FWIW, I’d say ‘best practices’ to wirelessly hook up a Mini would undoubtably be to use a more modern, and better performing WiFi->Ethernet bridge, instead of using the TiVo adapter…
The TiVo N “Adapter” actually is a “bridge” however, I’d still recommend something else and wireless performance is so extremely variable… In my new place, I have coax at all places I’d want it and am moving both Internet and video over MoCA. At my old place, we periodically experimented with a “wireless” Mini and had mixed results streaming that full frame MPEG2.
“At my old place, we periodically experimented with a “wireless” Mini and had mixed results streaming that full frame MPEG2.”
Yeah. I wouldn’t expect it to work well with most simple ‘whole home’ WiFi networks. My assumption is that to get it rock solid, you’d need an access point beaming to your TiVo with somewhat minimal obstructions in the way.
And as you say, moving from the TiVo bridge to a better bridge is another way to improve performance.
My only real point on WiFi connection is that if you have the need for it, WiFi should provide a rock solid connection for MPEG2 video, if you take care to set up the proper infrastructure.
Now that I have a new router my wireless ac bridge works well.

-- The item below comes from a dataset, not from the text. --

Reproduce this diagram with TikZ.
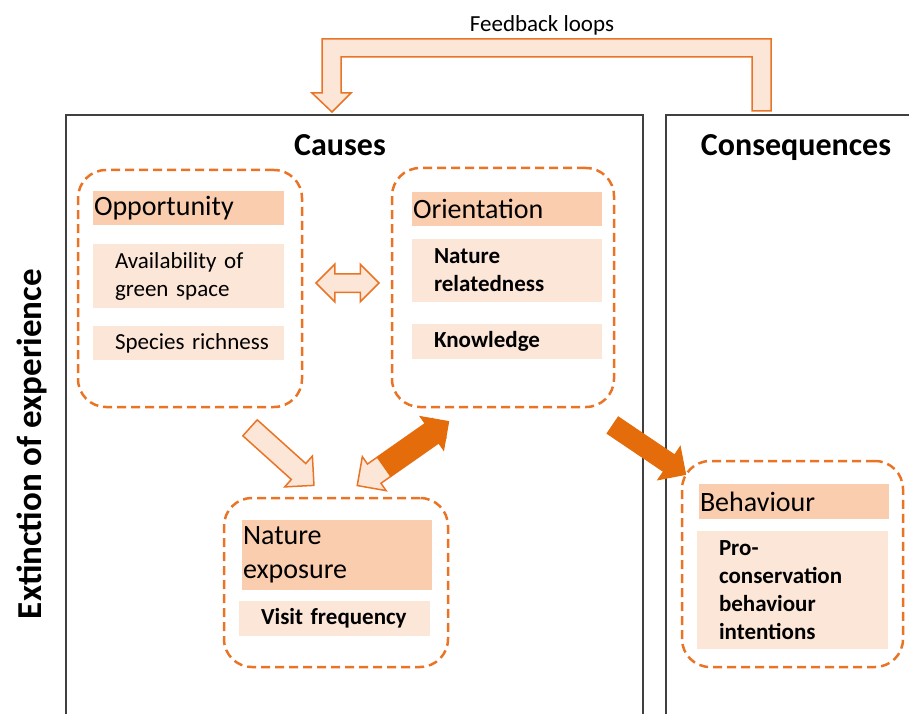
\documentclass[tikz,border=0pt]{standalone}
\usepackage{fontspec}
\setmainfont{Carlito}
\usetikzlibrary{shapes.arrows}

\definecolor{accent}{HTML}{EA7426}
\definecolor{deeporange}{HTML}{E46C0A}
\definecolor{peach}{HTML}{FCE6D8}
\definecolor{apricot}{HTML}{F9CDAE}
\definecolor{framegray}{HTML}{404040}

\tikzset{
  group/.style={draw=accent, line width=2.5pt, dash pattern=on 9pt off 5pt,
    rounded corners=28pt},
  header/.style={fill=apricot, inner xsep=1pt, inner ysep=0pt, align=left,
    font=\fontsize{28}{34}\selectfont},
  item/.style={fill=peach, inner xsep=3pt, inner ysep=0pt, align=left,
    font=\fontsize{23}{28}\selectfont, execute at begin node={\leftskip=19pt}},
  bolditem/.style={item, font=\fontsize{23}{28}\selectfont\bfseries},
  title/.style={anchor=base, font=\fontsize{32}{38}\selectfont\bfseries},
  openarrow/.style={single arrow, draw=accent, fill=peach, line width=1.5pt},
  solidarrow/.style={single arrow, draw=deeporange, fill=deeporange, line width=1pt}
}

\begin{document}
\begin{tikzpicture}[x=1pt,y=-1pt]
  \useasboundingbox (0,0) rectangle (909,714);

  % the two frames
  \draw[framegray, line width=2pt] (66,714) -- (66,115) -- (643,115) -- (643,714);
  \draw[framegray, line width=2pt] (666,714) -- (666,115) -- (909,115);

  \node[title] (causes) at (340,156) {Causes};
  \node[title] (conseq) at (796,156) {Consequences};
  \node[title, font=\fontsize{35}{40}\selectfont\bfseries, rotate=90] (extinction)
    at (41,444) {Extinction of experience};

  % feedback loop
  \node[anchor=base, font=\fontsize{23}{28}\selectfont] (feedback) at (542,32) {Feedback loops};
  \draw[accent, fill=peach, line width=1.5pt] (771,39) -- (771,111) -- (752,111)
    -- (752,57) -- (341,57) -- (341,93) -- (351,93) -- (332,112) -- (312,93)
    -- (322,93) -- (322,39) -- cycle;

  % dashed groups
  \begin{scope}[every node/.style={group}]
    \node[minimum width=224pt, minimum height=237pt] (opp)  at (190,288.5) {};
    \node[minimum width=222pt, minimum height=239pt] (ori)  at (503,287.5) {};
    \node[minimum width=224pt, minimum height=169pt] (expo) at (336,582.5) {};
    \node[minimum width=221pt, minimum height=206pt] (beh)  at (792.5,564) {};
  \end{scope}

  % opportunity
  \node[header, text width=189pt, minimum height=34pt] (opphead) at (188.5,208) {Opportunity};
  \node[item, text width=185pt, minimum height=64pt] (oppgreen) at (188.5,276)
    {Availability of\\green space};
  \node[item, text width=185pt, minimum height=34pt] (oppspecies) at (188.5,343)
    {Species richness};

  % orientation
  \node[header, text width=188pt, minimum height=34pt] (orihead) at (507,209) {Orientation};
  \node[bolditem, text width=184pt, minimum height=63pt] (orirel) at (507,270.5)
    {Nature\\relatedness};
  \node[bolditem, text width=184pt, minimum height=35pt] (oriknow) at (507,341.5)
    {Knowledge};

  % nature exposure
  \node[header, text width=188pt, minimum height=70pt] (expohead) at (337,555)
    {Nature\\exposure};
  \node[bolditem, text width=185pt, minimum height=35pt] (expovisit) at (334.5,618.5)
    {Visit frequency};

  % behaviour
  \node[header, text width=188pt, minimum height=35pt] (behhead) at (794,501.5) {Behaviour};
  \node[bolditem, text width=185pt, minimum height=118pt] (behintent) at (792.5,590)
    {Pro-\\conservation\\behaviour\\intentions};

  % block arrows
  \node[double arrow, draw=accent, fill=peach, line width=1.5pt, inner sep=8.5pt,
    double arrow head extend=9.5pt, minimum height=63pt] (opp2ori) at (347.5,283) {};
  \node[openarrow, inner sep=10pt, single arrow head extend=10pt,
    minimum height=86pt, rotate=-42] (opp2expo) at (278,453) {};
  \node[openarrow, inner sep=11pt, single arrow head extend=9pt,
    minimum height=100pt, rotate=215] (ori2expo) at (403,453.5) {};
  \node[solidarrow, inner sep=11pt, single arrow head extend=9pt,
    minimum height=79pt, rotate=35] (expo2ori) at (411.6,447.5) {};
  \node[solidarrow, inner sep=9.5pt, single arrow head extend=10pt,
    minimum height=88pt, rotate=-34] (ori2beh) at (645,447) {};
\end{tikzpicture}
\end{document}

Powerline worked at first and got flakey. We rarely use it in the bedroom so it’s hard to say how well it works on a day to day basis.
It’ll be interesting to see what the partners come up with for retail & cordcutters in particular. The DVR in my Roamio OTA is flawless, but the streaming app platform is terrible. I’m especially curious what Roku’s got in mind with the patents & data services they’ve licensed from Tivo.
Happy to see HDR 10 is supported, is the Bolt going to updated to support HDR 10 as well?
They’ve mentioned Bolts will get HDR10, but there’s no telling when.